The editorial followed Fox’s announcement this week that he was abandoning his drive to win passage this year of a bill, which he cosponsored, to legalize “civil marriage” for same-gender couples in Rhode Island. An openly gay man, Fox said it was a difficult and emotional decision for him, but he believed he could not deliver the votes necessary for passage in both the House and Senate.

In the days since, his decision has been hailed as a victory by the National Organization for Marriage. But he has been roundly criticized by a phalanx of gay-rights advocacy groups for abandoning the cause and opting for an alternative that, in their eyes, would continue to treat the partners in same-sex couples as “second-class citizens.”

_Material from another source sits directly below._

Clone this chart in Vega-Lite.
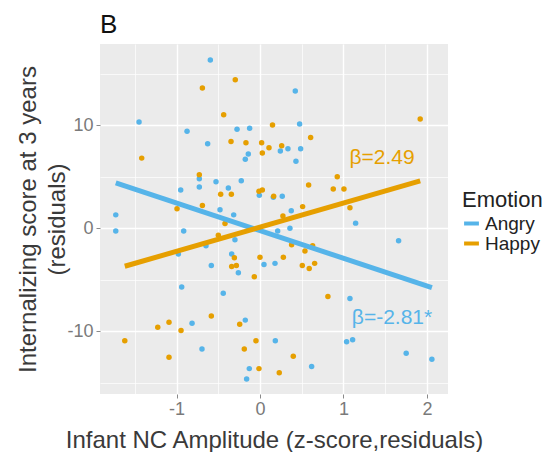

In response, Fox has said, passage of civil-union legislation, expected to be introduced in the Rhode Island legislature next week, would keep the issue alive while granting vital legal rights to same-sex couples.

At this point, however, the Diocese and the advocacy group leading the drive for same-sex marriage are both opposed to civil unions. “So the question becomes, why is the speaker attempting to be the architect of a compromise no one wants?” Marriage Equality Rhode Island spokesman Bill Fischer asked again Friday.

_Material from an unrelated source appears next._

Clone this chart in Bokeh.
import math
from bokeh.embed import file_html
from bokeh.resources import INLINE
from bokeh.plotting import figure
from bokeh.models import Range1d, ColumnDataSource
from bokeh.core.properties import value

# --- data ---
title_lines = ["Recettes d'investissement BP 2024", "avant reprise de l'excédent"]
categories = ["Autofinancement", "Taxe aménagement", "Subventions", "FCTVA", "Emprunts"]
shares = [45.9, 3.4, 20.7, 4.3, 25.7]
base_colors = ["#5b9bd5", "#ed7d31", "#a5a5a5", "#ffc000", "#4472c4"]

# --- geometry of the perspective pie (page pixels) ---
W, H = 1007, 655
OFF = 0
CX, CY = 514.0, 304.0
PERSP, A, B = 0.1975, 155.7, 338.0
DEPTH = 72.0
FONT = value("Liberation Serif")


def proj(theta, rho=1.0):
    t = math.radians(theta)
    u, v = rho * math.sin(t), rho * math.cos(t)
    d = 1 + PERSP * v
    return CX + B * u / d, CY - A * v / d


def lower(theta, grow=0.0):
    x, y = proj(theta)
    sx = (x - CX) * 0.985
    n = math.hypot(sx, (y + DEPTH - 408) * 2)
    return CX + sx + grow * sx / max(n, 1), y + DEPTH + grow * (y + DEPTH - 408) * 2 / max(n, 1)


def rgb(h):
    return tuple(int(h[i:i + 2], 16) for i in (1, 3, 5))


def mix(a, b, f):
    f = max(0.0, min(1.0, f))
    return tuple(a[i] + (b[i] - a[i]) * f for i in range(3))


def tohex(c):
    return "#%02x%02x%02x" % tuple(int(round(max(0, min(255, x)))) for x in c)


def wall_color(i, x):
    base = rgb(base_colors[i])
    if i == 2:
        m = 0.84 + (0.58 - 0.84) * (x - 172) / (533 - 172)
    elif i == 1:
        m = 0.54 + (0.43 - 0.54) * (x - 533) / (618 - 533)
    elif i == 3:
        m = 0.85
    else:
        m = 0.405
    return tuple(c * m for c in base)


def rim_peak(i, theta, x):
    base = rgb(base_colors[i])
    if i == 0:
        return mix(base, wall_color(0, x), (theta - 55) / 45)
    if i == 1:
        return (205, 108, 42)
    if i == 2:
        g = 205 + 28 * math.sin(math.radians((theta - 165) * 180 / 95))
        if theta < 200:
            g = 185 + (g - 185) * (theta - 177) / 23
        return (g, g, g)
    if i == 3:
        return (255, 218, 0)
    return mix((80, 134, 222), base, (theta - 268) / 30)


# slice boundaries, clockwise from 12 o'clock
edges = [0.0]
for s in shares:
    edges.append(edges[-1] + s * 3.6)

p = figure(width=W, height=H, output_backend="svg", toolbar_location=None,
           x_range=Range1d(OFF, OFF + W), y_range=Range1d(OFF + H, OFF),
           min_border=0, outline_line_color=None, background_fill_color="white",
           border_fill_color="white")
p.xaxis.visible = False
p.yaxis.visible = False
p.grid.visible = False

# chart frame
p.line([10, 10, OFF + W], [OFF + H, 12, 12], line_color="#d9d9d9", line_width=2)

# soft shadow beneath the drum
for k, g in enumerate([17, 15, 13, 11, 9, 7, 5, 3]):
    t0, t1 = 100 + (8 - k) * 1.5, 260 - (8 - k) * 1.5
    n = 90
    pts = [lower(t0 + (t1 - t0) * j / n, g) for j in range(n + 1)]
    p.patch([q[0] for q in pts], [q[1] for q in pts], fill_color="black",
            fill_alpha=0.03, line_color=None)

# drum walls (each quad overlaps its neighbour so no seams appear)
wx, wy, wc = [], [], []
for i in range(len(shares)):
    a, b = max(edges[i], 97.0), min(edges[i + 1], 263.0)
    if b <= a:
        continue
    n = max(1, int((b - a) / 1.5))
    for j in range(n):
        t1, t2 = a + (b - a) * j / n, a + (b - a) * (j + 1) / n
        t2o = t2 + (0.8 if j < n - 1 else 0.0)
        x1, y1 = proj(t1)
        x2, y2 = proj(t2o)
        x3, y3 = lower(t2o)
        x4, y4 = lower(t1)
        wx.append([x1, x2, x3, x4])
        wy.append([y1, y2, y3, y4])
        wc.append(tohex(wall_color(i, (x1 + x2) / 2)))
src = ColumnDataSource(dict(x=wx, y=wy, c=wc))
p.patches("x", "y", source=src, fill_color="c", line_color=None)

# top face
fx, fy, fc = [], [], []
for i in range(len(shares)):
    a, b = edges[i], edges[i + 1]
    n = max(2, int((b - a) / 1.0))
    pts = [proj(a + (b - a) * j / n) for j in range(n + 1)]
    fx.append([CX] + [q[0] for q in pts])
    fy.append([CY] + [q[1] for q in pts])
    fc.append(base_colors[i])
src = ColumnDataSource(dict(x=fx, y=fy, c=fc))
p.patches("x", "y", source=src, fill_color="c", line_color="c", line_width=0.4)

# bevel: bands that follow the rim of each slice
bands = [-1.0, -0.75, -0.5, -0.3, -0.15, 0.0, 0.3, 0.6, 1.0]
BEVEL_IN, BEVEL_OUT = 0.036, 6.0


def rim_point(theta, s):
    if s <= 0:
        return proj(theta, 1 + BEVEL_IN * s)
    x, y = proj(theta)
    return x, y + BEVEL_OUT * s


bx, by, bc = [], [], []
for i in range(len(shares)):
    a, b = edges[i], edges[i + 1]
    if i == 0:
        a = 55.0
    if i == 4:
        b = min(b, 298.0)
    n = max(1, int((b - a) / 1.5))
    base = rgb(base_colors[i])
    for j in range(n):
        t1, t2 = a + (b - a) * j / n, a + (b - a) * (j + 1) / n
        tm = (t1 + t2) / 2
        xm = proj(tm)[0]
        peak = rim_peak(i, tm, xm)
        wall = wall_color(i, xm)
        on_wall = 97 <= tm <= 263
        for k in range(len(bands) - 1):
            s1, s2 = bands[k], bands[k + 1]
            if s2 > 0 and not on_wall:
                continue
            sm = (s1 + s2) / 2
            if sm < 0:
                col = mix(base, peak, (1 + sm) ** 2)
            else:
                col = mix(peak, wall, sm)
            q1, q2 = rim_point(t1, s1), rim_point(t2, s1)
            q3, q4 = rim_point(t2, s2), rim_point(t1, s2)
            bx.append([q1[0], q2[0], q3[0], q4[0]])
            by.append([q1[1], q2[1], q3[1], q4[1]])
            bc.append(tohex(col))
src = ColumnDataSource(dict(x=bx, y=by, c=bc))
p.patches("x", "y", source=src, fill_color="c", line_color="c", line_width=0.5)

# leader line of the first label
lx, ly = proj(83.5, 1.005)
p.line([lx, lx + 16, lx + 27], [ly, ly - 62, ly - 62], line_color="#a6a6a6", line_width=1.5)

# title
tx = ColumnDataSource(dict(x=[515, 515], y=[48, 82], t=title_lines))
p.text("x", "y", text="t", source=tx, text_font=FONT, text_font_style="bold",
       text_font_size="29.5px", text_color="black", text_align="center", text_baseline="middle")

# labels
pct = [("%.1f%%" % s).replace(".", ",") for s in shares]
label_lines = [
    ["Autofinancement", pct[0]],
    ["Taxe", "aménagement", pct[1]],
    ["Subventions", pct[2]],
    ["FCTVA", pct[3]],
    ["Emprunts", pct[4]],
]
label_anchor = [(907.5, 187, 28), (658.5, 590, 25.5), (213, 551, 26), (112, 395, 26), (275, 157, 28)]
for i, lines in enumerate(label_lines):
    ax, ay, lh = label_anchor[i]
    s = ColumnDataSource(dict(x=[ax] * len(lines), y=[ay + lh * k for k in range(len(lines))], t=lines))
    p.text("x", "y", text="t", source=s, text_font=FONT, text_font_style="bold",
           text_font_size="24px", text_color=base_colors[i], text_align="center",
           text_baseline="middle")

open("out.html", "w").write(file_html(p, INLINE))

“He made a promise at the beginning of this year that there would be a vote on marriage equality. We are [calling on] him to fulfill his promise,” Fischer said. “At the end of the day, we have full faith people will do the right thing.”

And “because of the manner in which this went down,” without any advance notice to the advocates and sponsors of this year’s same-sex marriage drive, Fischer said, “there is a lack of trust with the leadership at the State House.”

In this atmosphere of distrust, Fischer said, “we do not assume, even though we are opposed to civil unions, that they will pass this year.” In its weekly newspaper, the Diocese said civil unions come no closer to church doctrine than same-sex marriage:

“Marriage has been established by our Creator in harmony with the nature of man and woman and with its own properties and purpose. No ideology can erase from the human spirit the certainty that marriage exists solely between a man and a woman.

“However well-intentioned it is the experiment called ‘Civil Unions’ is not an acceptable alternative to marriage as it too undermines the unique relationship of one man and one woman in holy matrimony by giving equal status, albeit by another name, to same-sex relationships,” the editorial says.

It also suggested this explanation for Fox’s shift to civil unions: “It is clear that many elected officials on Smith Hill are tiring of shouts of homophobia and bigotry from the radical homosexual lobby, but are also unwilling to sacrifice the sacred institution of marriage in the name of so-called “equality.”

“Proponents will undoubtedly argue that civil unions are no threat to the institution of marriage,” but “all one has to do is look to the west to see that’s not the case. Last year a federal judge ruled that California’s attempt to grant civil union-like benefits to same-sex couples created a ‘second-class citizenship’ — and he ordered same-sex marriage as the way to fix the ‘problem’ — despite California’s state marriage amendment which supposedly protected marriage.”

There was no response from Fox or his communications director, Larry Berman.